I have been in dozens of board meetings in which acquisitions have been deliberated, often with the directors being instructed by high-priced investment bankers (are there any other kind?). Invariably, the bankers give the board a detailed assessment of the value of the company being purchased, with emphasis on why it is worth far more than its market price. In more than fifty years of board memberships, however, never have I heard the investment bankers (or management!) discuss the true value of what is being given. When a deal involved the issuance of the acquirer’s stock, they simply used market value to measure the cost. They did this even though they would have argued that the acquirer’s stock price was woefully inadequate – absolutely no indicator of its real value – had a takeover bid for the acquirer instead been the subject up for discussion.
When stock is the currency being contemplated in an acquisition and when directors are hearing from an advisor, it appears to me that there is only one way to get a rational and balanced discussion. Directors should hire a second advisor to make the case against the proposed acquisition, with its fee contingent on the deal not
going through. Absent this drastic remedy, our recommendation in respect to the use of advisors remains: “Don’t ask the barber whether you need a haircut.”
on the annual meeting...
Our best guess is that 35,000 people attended the annual meeting last year (up from 12 – no zeros
omitted – in 1981). With our shareholder population much expanded, we expect even more this year. Therefore,
we will have to make a few changes in the usual routine. There will be no change, however, in our enthusiasm
for having you attend. Charlie and I like to meet you, answer your questions and – best of all – have you buy lots
of goods from our businesses.
The meeting this year will be held on Saturday, May 1st. As always, the doors will open at the Qwest
Center at 7 a.m., and a new Berkshire movie will be shown at 8:30. At 9:30 we will go directly to the
question-and-answer period, which (with a break for lunch at the Qwest’s stands) will last until 3:30. After a
short recess, Charlie and I will convene the annual meeting at 3:45. If you decide to leave during the day’s
question periods, please do so while Charlie is talking. (Act fast; he can be terse.)
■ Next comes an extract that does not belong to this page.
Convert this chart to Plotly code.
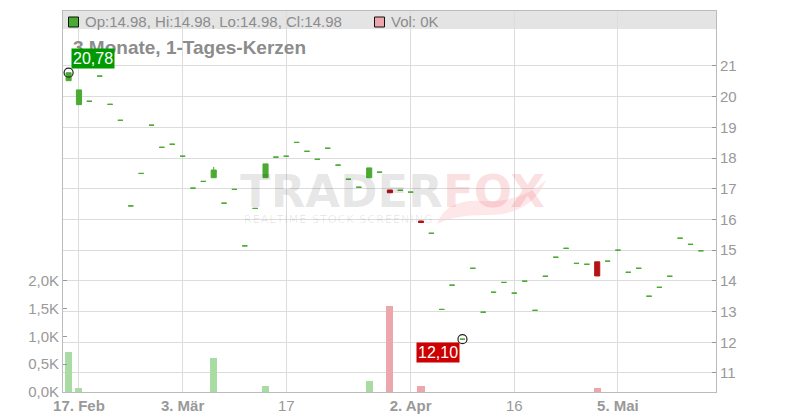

The best reason to exit, of course, is to shop. We will help you do that by filling the 194,300-squarefoot
hall that adjoins the meeting area with products from dozens of Berkshire subsidiaries. Last year, you did
your part, and most locations racked up record sales. But you can do better. (A friendly warning: If I find sales
are lagging, I get testy and lock the exits.)
on management style...
Charlie and I mainly attend to capital allocation and the care and feeding of our key managers. Most of these managers are
happiest when they are left alone to run their businesses, and that is customarily just how we leave them. That puts them in
charge of all operating decisions and of dispatching the excess cash they generate to headquarters. By sending it to us, they
don’t get diverted by the various enticements that would come their way were they responsible for deploying the cash their
businesses throw off. Furthermore, Charlie and I are exposed to a much wider range of possibilities for investing these funds
than any of our managers could find in his or her own industry.